## Material
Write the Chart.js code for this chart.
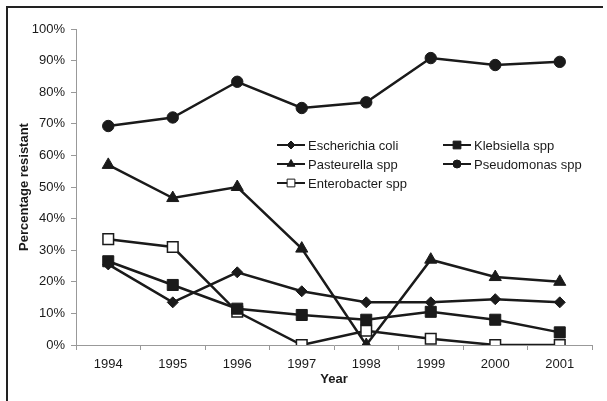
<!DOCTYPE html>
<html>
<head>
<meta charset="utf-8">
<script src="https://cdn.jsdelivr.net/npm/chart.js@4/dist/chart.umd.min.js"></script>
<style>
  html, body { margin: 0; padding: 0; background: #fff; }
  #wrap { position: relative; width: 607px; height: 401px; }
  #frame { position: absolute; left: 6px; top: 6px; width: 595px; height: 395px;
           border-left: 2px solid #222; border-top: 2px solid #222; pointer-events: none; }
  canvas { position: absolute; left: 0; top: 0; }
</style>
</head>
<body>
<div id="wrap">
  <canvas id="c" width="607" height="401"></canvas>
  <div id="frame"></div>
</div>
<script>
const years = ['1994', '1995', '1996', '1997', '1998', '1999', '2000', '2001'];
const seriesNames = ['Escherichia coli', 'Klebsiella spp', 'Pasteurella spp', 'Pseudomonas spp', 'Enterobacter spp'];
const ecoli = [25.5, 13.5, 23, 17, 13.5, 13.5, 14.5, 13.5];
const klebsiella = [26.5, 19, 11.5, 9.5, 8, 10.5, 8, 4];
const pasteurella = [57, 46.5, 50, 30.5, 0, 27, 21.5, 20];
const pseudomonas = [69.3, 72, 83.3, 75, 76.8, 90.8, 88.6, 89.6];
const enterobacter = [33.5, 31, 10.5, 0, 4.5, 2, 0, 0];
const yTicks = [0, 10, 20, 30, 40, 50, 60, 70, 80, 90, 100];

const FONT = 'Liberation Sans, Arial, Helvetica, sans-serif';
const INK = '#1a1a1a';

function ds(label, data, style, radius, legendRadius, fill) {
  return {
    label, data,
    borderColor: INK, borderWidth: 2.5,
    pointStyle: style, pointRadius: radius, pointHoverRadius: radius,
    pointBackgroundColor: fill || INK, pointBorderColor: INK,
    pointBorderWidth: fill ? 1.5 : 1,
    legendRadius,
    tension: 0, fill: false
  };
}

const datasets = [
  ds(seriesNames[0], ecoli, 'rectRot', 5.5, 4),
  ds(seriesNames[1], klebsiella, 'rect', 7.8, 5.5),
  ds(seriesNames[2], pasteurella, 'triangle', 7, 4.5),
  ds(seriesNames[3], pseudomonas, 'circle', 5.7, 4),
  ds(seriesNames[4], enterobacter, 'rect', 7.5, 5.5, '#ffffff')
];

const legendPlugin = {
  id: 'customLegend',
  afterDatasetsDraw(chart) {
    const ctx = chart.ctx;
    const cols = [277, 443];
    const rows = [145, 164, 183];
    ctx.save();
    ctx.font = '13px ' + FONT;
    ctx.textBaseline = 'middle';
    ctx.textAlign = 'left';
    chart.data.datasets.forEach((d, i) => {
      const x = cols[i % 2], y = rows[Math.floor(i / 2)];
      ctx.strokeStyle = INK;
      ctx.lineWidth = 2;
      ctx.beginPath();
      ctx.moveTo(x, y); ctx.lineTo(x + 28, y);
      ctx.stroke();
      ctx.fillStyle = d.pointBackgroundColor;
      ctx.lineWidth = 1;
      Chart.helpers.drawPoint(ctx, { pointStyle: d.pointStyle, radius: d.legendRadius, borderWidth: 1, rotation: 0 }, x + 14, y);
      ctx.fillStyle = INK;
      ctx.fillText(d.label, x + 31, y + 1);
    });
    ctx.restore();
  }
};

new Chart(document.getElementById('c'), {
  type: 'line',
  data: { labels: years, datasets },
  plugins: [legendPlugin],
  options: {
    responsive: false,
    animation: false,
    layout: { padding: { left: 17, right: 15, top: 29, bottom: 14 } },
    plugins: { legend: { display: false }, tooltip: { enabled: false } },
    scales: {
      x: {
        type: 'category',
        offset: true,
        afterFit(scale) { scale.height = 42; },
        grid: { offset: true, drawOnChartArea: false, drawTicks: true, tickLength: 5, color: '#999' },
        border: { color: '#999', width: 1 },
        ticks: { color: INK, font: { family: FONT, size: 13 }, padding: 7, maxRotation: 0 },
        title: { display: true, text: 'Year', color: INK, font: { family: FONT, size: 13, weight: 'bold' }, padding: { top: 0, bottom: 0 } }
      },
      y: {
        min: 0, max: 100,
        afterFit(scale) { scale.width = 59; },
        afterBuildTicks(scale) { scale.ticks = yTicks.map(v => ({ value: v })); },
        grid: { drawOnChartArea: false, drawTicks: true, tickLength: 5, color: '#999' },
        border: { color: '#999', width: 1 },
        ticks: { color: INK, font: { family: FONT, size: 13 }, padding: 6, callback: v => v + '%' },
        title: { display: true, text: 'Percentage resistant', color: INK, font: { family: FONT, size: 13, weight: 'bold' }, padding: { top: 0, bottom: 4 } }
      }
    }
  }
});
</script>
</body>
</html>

## Problem requirements
Copy all the data exactly as written, but skip any picture.

## Answer to this exercise
Write the Chart.js code for this chart.
<!DOCTYPE html>
<html>
<head>
<meta charset="utf-8">
<script src="https://cdn.jsdelivr.net/npm/chart.js@4/dist/chart.umd.min.js"></script>
<style>
  html, body { margin: 0; padding: 0; background: #fff; }
  #wrap { position: relative; width: 607px; height: 401px; }
  #frame { position: absolute; left: 6px; top: 6px; width: 595px; height: 395px;
           border-left: 2px solid #222; border-top: 2px solid #222; pointer-events: none; }
  canvas { position: absolute; left: 0; top: 0; }
</style>
</head>
<body>
<div id="wrap">
  <canvas id="c" width="607" height="401"></canvas>
  <div id="frame"></div>
</div>
<script>
const years = ['1994', '1995', '1996', '1997', '1998', '1999', '2000', '2001'];
const seriesNames = ['Escherichia coli', 'Klebsiella spp', 'Pasteurella spp', 'Pseudomonas spp', 'Enterobacter spp'];
const ecoli = [25.5, 13.5, 23, 17, 13.5, 13.5, 14.5, 13.5];
const klebsiella = [26.5, 19, 11.5, 9.5, 8, 10.5, 8, 4];
const pasteurella = [57, 46.5, 50, 30.5, 0, 27, 21.5, 20];
const pseudomonas = [69.3, 72, 83.3, 75, 76.8, 90.8, 88.6, 89.6];
const enterobacter = [33.5, 31, 10.5, 0, 4.5, 2, 0, 0];
const yTicks = [0, 10, 20, 30, 40, 50, 60, 70, 80, 90, 100];

const FONT = 'Liberation Sans, Arial, Helvetica, sans-serif';
const INK = '#1a1a1a';

function ds(label, data, style, radius, legendRadius, fill) {
  return {
    label, data,
    borderColor: INK, borderWidth: 2.5,
    pointStyle: style, pointRadius: radius, pointHoverRadius: radius,
    pointBackgroundColor: fill || INK, pointBorderColor: INK,
    pointBorderWidth: fill ? 1.5 : 1,
    legendRadius,
    tension: 0, fill: false
  };
}

const datasets = [
  ds(seriesNames[0], ecoli, 'rectRot', 5.5, 4),
  ds(seriesNames[1], klebsiella, 'rect', 7.8, 5.5),
  ds(seriesNames[2], pasteurella, 'triangle', 7, 4.5),
  ds(seriesNames[3], pseudomonas, 'circle', 5.7, 4),
  ds(seriesNames[4], enterobacter, 'rect', 7.5, 5.5, '#ffffff')
];

const legendPlugin = {
  id: 'customLegend',
  afterDatasetsDraw(chart) {
    const ctx = chart.ctx;
    const cols = [277, 443];
    const rows = [145, 164, 183];
    ctx.save();
    ctx.font = '13px ' + FONT;
    ctx.textBaseline = 'middle';
    ctx.textAlign = 'left';
    chart.data.datasets.forEach((d, i) => {
      const x = cols[i % 2], y = rows[Math.floor(i / 2)];
      ctx.strokeStyle = INK;
      ctx.lineWidth = 2;
      ctx.beginPath();
      ctx.moveTo(x, y); ctx.lineTo(x + 28, y);
      ctx.stroke();
      ctx.fillStyle = d.pointBackgroundColor;
      ctx.lineWidth = 1;
      Chart.helpers.drawPoint(ctx, { pointStyle: d.pointStyle, radius: d.legendRadius, borderWidth: 1, rotation: 0 }, x + 14, y);
      ctx.fillStyle = INK;
      ctx.fillText(d.label, x + 31, y + 1);
    });
    ctx.restore();
  }
};

new Chart(document.getElementById('c'), {
  type: 'line',
  data: { labels: years, datasets },
  plugins: [legendPlugin],
  options: {
    responsive: false,
    animation: false,
    layout: { padding: { left: 17, right: 15, top: 29, bottom: 14 } },
    plugins: { legend: { display: false }, tooltip: { enabled: false } },
    scales: {
      x: {
        type: 'category',
        offset: true,
        afterFit(scale) { scale.height = 42; },
        grid: { offset: true, drawOnChartArea: false, drawTicks: true, tickLength: 5, color: '#999' },
        border: { color: '#999', width: 1 },
        ticks: { color: INK, font: { family: FONT, size: 13 }, padding: 7, maxRotation: 0 },
        title: { display: true, text: 'Year', color: INK, font: { family: FONT, size: 13, weight: 'bold' }, padding: { top: 0, bottom: 0 } }
      },
      y: {
        min: 0, max: 100,
        afterFit(scale) { scale.width = 59; },
        afterBuildTicks(scale) { scale.ticks = yTicks.map(v => ({ value: v })); },
        grid: { drawOnChartArea: false, drawTicks: true, tickLength: 5, color: '#999' },
        border: { color: '#999', width: 1 },
        ticks: { color: INK, font: { family: FONT, size: 13 }, padding: 6, callback: v => v + '%' },
        title: { display: true, text: 'Percentage resistant', color: INK, font: { family: FONT, size: 13, weight: 'bold' }, padding: { top: 0, bottom: 4 } }
      }
    }
  }
});
</script>
</body>
</html>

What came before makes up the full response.